### Task objective
A line counts if it contains the string "with"; say how many such lines there are, giving only the number.
+ + +
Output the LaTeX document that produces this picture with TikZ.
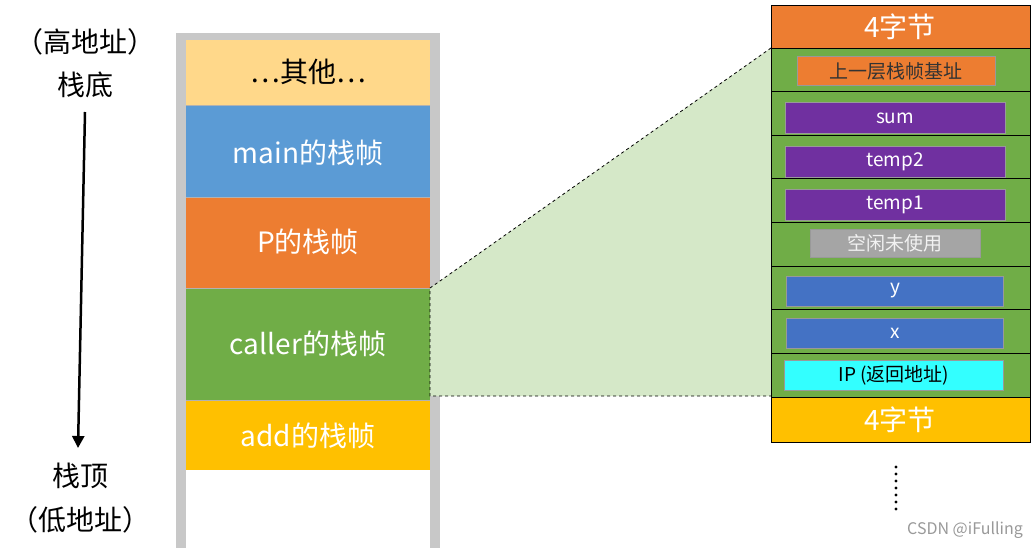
\documentclass[tikz,border=0pt]{standalone}
\usepackage{fontspec}
\setmainfont{Noto Sans CJK SC}
\usetikzlibrary{arrows.meta}
\definecolor{cother}{HTML}{FFD88A}
\definecolor{cmain}{HTML}{5B9BD5}
\definecolor{cp}{HTML}{ED7D31}
\definecolor{ccaller}{HTML}{70AD47}
\definecolor{cadd}{HTML}{FFC000}
\definecolor{cpur}{HTML}{7030A0}
\definecolor{cblue}{HTML}{4472C4}
\definecolor{ccyan}{HTML}{33FFFF}
\definecolor{cgray}{HTML}{A5A5A5}
\definecolor{cwall}{HTML}{C8C8C8}
\definecolor{ctrap}{HTML}{D5E8C8}
\begin{document}
\begin{tikzpicture}[x=1pt,y=-1pt,
  blk/.style={font=\fontsize{28}{30}\selectfont,text=white},
  inner/.style={draw=black!40,line width=0.8pt,font=\fontsize{19}{21}\selectfont,text=white},
  row/.style={draw=black,line width=0.8pt,fill=ccaller}]
\useasboundingbox (0,0) rectangle (1035,548);
\fill[white] (0,0) rectangle (1035,548);
% left container
\fill[cwall] (176,33) rectangle (440,548);
\fill[white] (186,40) rectangle (430,548);
\fill[cother] (186,40) rectangle (430,105);
\fill[cmain] (186,105) rectangle (430,197);
\fill[cp] (186,197) rectangle (430,288);
\fill[ccaller] (186,288) rectangle (430,400);
\fill[cadd] (186,400) rectangle (430,470);
\draw[black!30,line width=0.6pt] (186,105)--(430,105) (186,197)--(430,197) (186,288)--(430,288) (186,400)--(430,400);
\node[blk,text=black] (other) at (308,72) {…其他…};
\node[blk] (main) at (308,153) {main的栈帧};
\node[blk] (p) at (308,242) {P的栈帧};
\node[blk] (caller) at (308,344) {caller的栈帧};
\node[blk] (add) at (308,436) {add的栈帧};
% trapezoid
\coordinate (a1) at (430,288); \coordinate (a2) at (430,396);
\coordinate (b1) at (771,48); \coordinate (b2) at (771,396);
\fill[ctrap] (a1)--(b1)--(b2)--(a2)--cycle;
\draw[dashed,line width=0.8pt] (b1)--(a1)--(a2)--(b2);
% right column
\draw[line width=0.8pt,fill=cp] (771,5) rectangle (1030,48);
\node[font=\fontsize{28}{30}\selectfont,text=white] (top4) at (900,27) {4字节};
\foreach \i in {0,...,7}{
  \draw[row] (771,{48+43.625*\i}) rectangle (1030,{48+43.625*(\i+1)});
}
\draw[line width=0.8pt,fill=cadd] (771,397) rectangle (1030,442);
\node[font=\fontsize{28}{30}\selectfont,text=white] (bot4) at (900,420) {4字节};
\node[inner,fill=cp,text=black!80,minimum width=198pt,minimum height=29pt] (base) at (896,71) {上一层栈帧基址};
\node[inner,fill=cpur,minimum width=220pt,minimum height=31pt] (sum) at (895,118) {sum};
\node[inner,fill=cpur,minimum width=220pt,minimum height=31pt] (t2) at (895,162) {temp2};
\node[inner,fill=cpur,minimum width=220pt,minimum height=31pt] (t1) at (895,205) {temp1};
\node[inner,fill=cgray,text=white!90!gray,minimum width=170pt,minimum height=28pt] (free) at (895,243) {空闲未使用};
\node[inner,fill=cblue,minimum width=217pt,minimum height=30pt] (y) at (895,291) {y};
\node[inner,fill=cblue,minimum width=217pt,minimum height=30pt] (x) at (895,333) {x};
\node[inner,fill=ccyan,text=black,minimum width=219pt,minimum height=30pt] (ip) at (894,375) {IP (返回地址)};
% dots
\foreach \k in {0,...,6}{ \fill (896,{467+7*\k}) circle (1.6pt); }
% left labels
\node[font=\fontsize{28}{30}\selectfont] (hi) at (85,42) {（高地址）};
\node[font=\fontsize{28}{30}\selectfont] (bottom) at (85,85) {栈底};
\node[font=\fontsize{28}{30}\selectfont] (topl) at (80,476) {栈顶};
\node[font=\fontsize{28}{30}\selectfont] (lo) at (80,520) {（低地址）};
\draw[line width=2.5pt,-{Triangle[length=12pt,width=12pt]}] (85,112) -- (78,448);
\node[font=\fontsize{16}{18}\selectfont,text=black!40] (wm) at (965,530) {CSDN @iFulling};
\end{tikzpicture}
\end{document}
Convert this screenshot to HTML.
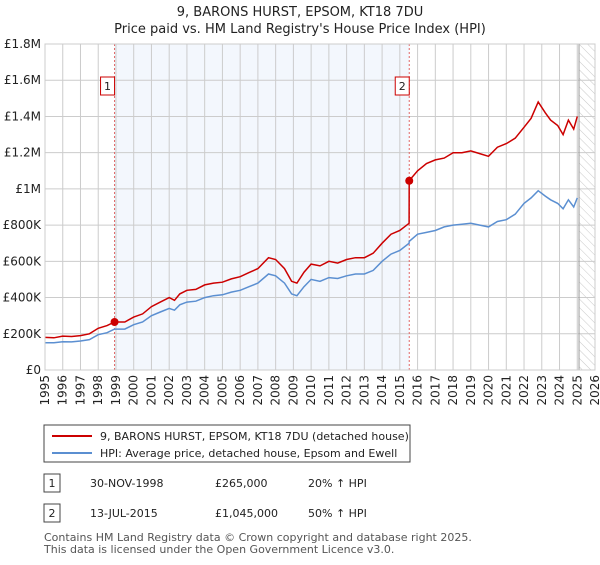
<!DOCTYPE html>
<html><head><meta charset="utf-8"><style>
body{margin:0;background:#fff;font-family:"Liberation Sans","DejaVu Sans",sans-serif;}
svg text{font-family:"DejaVu Sans","Liberation Sans",sans-serif;}
</style></head><body>
<svg width="600" height="560" xmlns="http://www.w3.org/2000/svg">
<defs><pattern id="hatch" width="6" height="6" patternUnits="userSpaceOnUse" patternTransform="rotate(-45)"><line x1="0" y1="0" x2="0" y2="6" stroke="#bbb" stroke-width="0.8"/></pattern></defs>
<text x="300" y="16" text-anchor="middle" font-size="13" fill="#222">9, BARONS HURST, EPSOM, KT18 7DU</text>
<text x="300" y="33" text-anchor="middle" font-size="13" fill="#222">Price paid vs. HM Land Registry's House Price Index (HPI)</text>
<g id="plot"></g>
<g>
<rect x="44" y="425" width="366" height="37" fill="#fff" stroke="#444"/>
<line x1="52" y1="436" x2="92" y2="436" stroke="#cc0000" stroke-width="2"/>
<text x="100" y="440" font-size="11" fill="#222">9, BARONS HURST, EPSOM, KT18 7DU (detached house)</text>
<line x1="52" y1="453" x2="92" y2="453" stroke="#5b8fd1" stroke-width="2"/>
<text x="100" y="457" font-size="11" fill="#222">HPI: Average price, detached house, Epsom and Ewell</text>
</g>
<g font-size="11" fill="#222">
<rect x="44" y="474" width="16" height="18" fill="#fff" stroke="#444"/><text x="52" y="487" text-anchor="middle">1</text>
<text x="90" y="487">30-NOV-1998</text><text x="215" y="487">£265,000</text><text x="308" y="487">20% ↑ HPI</text>
<rect x="44" y="504" width="16" height="18" fill="#fff" stroke="#444"/><text x="52" y="517" text-anchor="middle">2</text>
<text x="90" y="517">13-JUL-2015</text><text x="215" y="517">£1,045,000</text><text x="308" y="517">50% ↑ HPI</text>
</g>
<text x="44" y="541" font-size="11" fill="#555">Contains HM Land Registry data © Crown copyright and database right 2025.</text>
<text x="44" y="553" font-size="11" fill="#555">This data is licensed under the Open Government Licence v3.0.</text>
</svg>
<script>
const years=[1995,1995.5,1996,1996.5,1997,1997.5,1998,1998.5,1998.92,1999.5,2000,2000.5,2001,2001.5,2002,2002.3,2002.6,2003,2003.5,2004,2004.5,2005,2005.5,2006,2006.5,2007,2007.6,2008,2008.5,2008.9,2009.2,2009.6,2010,2010.5,2011,2011.5,2012,2012.5,2013,2013.5,2014,2014.5,2015,2015.52,2015.53,2016,2016.5,2017,2017.5,2018,2018.5,2019,2019.5,2020,2020.5,2021,2021.5,2022,2022.4,2022.8,2023.2,2023.5,2023.9,2024.2,2024.5,2024.8,2025];
const hpi=[0.151,0.150,0.156,0.155,0.160,0.168,0.195,0.206,0.226,0.226,0.250,0.265,0.300,0.320,0.340,0.330,0.360,0.375,0.380,0.400,0.410,0.415,0.430,0.440,0.460,0.480,0.530,0.520,0.480,0.420,0.410,0.460,0.500,0.490,0.510,0.505,0.520,0.530,0.530,0.550,0.600,0.640,0.660,0.700,0.710,0.750,0.760,0.770,0.790,0.800,0.805,0.810,0.800,0.790,0.820,0.830,0.860,0.920,0.950,0.990,0.960,0.940,0.920,0.890,0.940,0.900,0.950];
const price=[0.180,0.178,0.187,0.185,0.190,0.200,0.230,0.245,0.265,0.265,0.292,0.310,0.350,0.375,0.400,0.385,0.420,0.440,0.445,0.470,0.480,0.485,0.503,0.515,0.538,0.560,0.620,0.610,0.560,0.490,0.480,0.540,0.585,0.575,0.600,0.590,0.610,0.620,0.620,0.645,0.700,0.750,0.770,0.810,1.045,1.100,1.140,1.160,1.170,1.200,1.200,1.210,1.195,1.180,1.230,1.250,1.280,1.340,1.390,1.480,1.420,1.380,1.350,1.300,1.380,1.330,1.400];
const sales=[[1998.92,0.265,"1"],[2015.53,1.045,"2"]];
const yTicks=[0,0.2,0.4,0.6,0.8,1.0,1.2,1.4,1.6,1.8];
const yLabels=["£0","£200K","£400K","£600K","£800K","£1M","£1.2M","£1.4M","£1.6M","£1.8M"];
const x0=45,x1=595,y0=370,y1=44;
const X=t=>x0+(t-1995)/31*(x1-x0), Y=v=>y0-v/1.8*(y0-y1);
const g=document.getElementById('plot');const NS="http://www.w3.org/2000/svg";
function mk(tag,a,p){const e=document.createElementNS(NS,tag);for(const k in a)e.setAttribute(k,a[k]);(p||g).appendChild(e);return e;}
let r=mk('rect',{x:X(1998.92),y:y1,width:X(2015.53)-X(1998.92),height:y0-y1,fill:'#eef3fc',opacity:0.7});


r=mk('rect',{x:X(2025.1),y:y1,width:x1-X(2025.1),height:y0-y1,fill:'url(#hatch)'});


for(let yr=1995;yr<=2026;yr++){const l=mk('line',{x1:X(yr),x2:X(yr),y1:y1,y2:y0,stroke:'#ccc','stroke-width':1});


const tx=X(yr)+4,ty=y0+5;
const t=mk('text',{x:tx,y:ty,'text-anchor':'end','font-size':12,fill:'#222',transform:'rotate(-90 '+tx+' '+ty+')'});t.textContent=yr;

}
yTicks.forEach((v,i)=>{const l=mk('line',{x1:x0,x2:x1,y1:Y(v),y2:Y(v),stroke:'#ccc','stroke-width':1});


const t=mk('text',{x:x0-4,y:Y(v)+4,'text-anchor':'end','font-size':12,fill:'#222'});t.textContent=yLabels[i];

});
let l=mk('line',{x1:X(2025.1),x2:X(2025.1),y1:y1,y2:y0,stroke:'#999','stroke-width':1});


sales.forEach(s=>{const d=mk('line',{x1:X(s[0]),x2:X(s[0]),y1:y1,y2:y0,stroke:'#e06666','stroke-width':1,'stroke-dasharray':'2,2'});

});
function path(vals,col,name){const p=mk('path',{d:vals.map((v,i)=>(i?'L':'M')+X(years[i]).toFixed(1)+','+Y(v).toFixed(1)).join(''),fill:'none',stroke:col,'stroke-width':1.5});

}
path(hpi,'#5b8fd1','hpi-line');path(price,'#cc0000','price-line');
sales.forEach(s=>{const c=mk('circle',{cx:X(s[0]),cy:Y(s[1]),r:4,fill:'#cc0000'});


const b=mk('rect',{x:X(s[0])-14,y:77,width:14,height:18,fill:'#fff',stroke:'#cc0000'});


const t=mk('text',{x:X(s[0])-7,y:90,'text-anchor':'middle','font-size':11,fill:'#222'});t.textContent=s[2];

});
r=mk('rect',{x:x0,y:y1,width:x1-x0,height:y0-y1,fill:'none',stroke:'#ccc'});


</script>
</body></html>
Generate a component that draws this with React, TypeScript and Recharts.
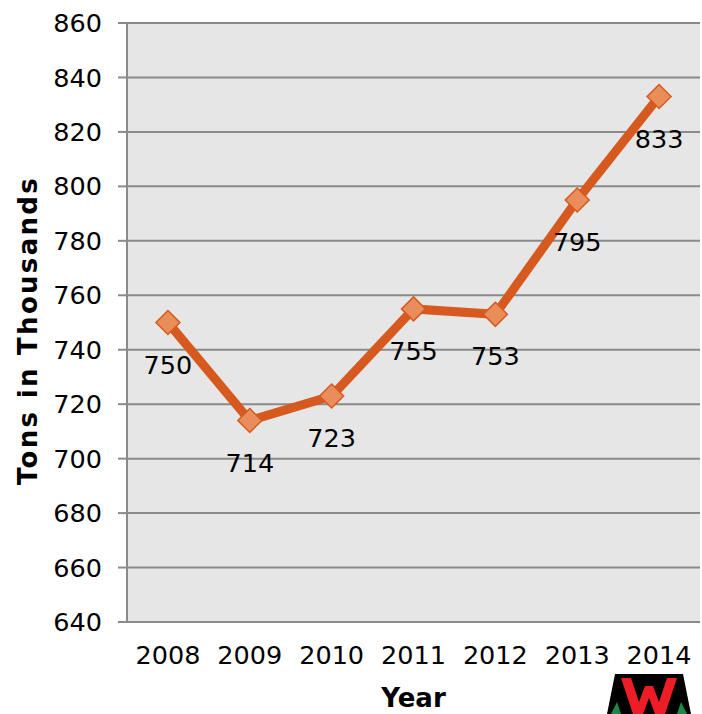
+ + +
### Finished answer
2